The company franchised internationally to Australia in 1962 by sending ten vans on a ship from Southampton to Sydney. Following success, a second batch was sent the following year, consisting of twenty-four vans. Following great success in Australia, Facchino decided to also franchise in New Zealand, sending twenty-four vans over. During the franchise period from Mr. Whippy in the UK, around two hundred Commer Karrier vans were exported from the United Kingdom to Australia, and fifty Austins were exported to New Zealand. The company also franchised for a brief time on the Spanish island of Mallorca.

The company's franchise in Australia continued until the mid-1970s, after which the physical vehicle fleet was renamed and sold to several private operators. In 1982, the trademark "Mr. Whippy" was registered in Australia by ice cream parlour company Mr. Whippy Pty Ltd. Today, the Franchised Food Company owns the brand.
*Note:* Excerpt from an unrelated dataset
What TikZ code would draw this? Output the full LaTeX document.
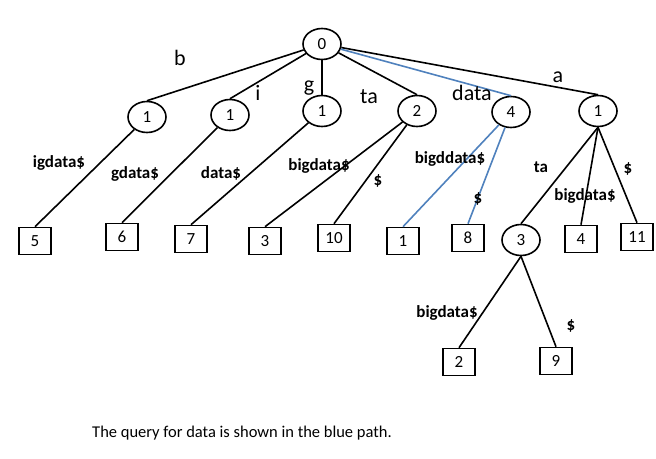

General Foods Limited (subsequently Tip Top) acquired the master rights for New Zealand in the early 1980s. The Isuzu Elf became the standard Mr. Whippy van and an orange and white colour scheme replaced the original pink and white. In early 2000, Tip Top sold the master franchise to Peter Woodhams, the Waikato Mr. Whippy franchisee, who in turn sold the master franchise to Flying Kiwi Holdings (a business owned and run by Nick Cairns, Scot and Geliana Graham) in 2006. The Mr. Whippy vans became modernised, using Ford Transit and Fiat Ducato models. Tatua replaced Fonterra Brands NZ as the provider of the Mr. Whippy UHT ice cream mix.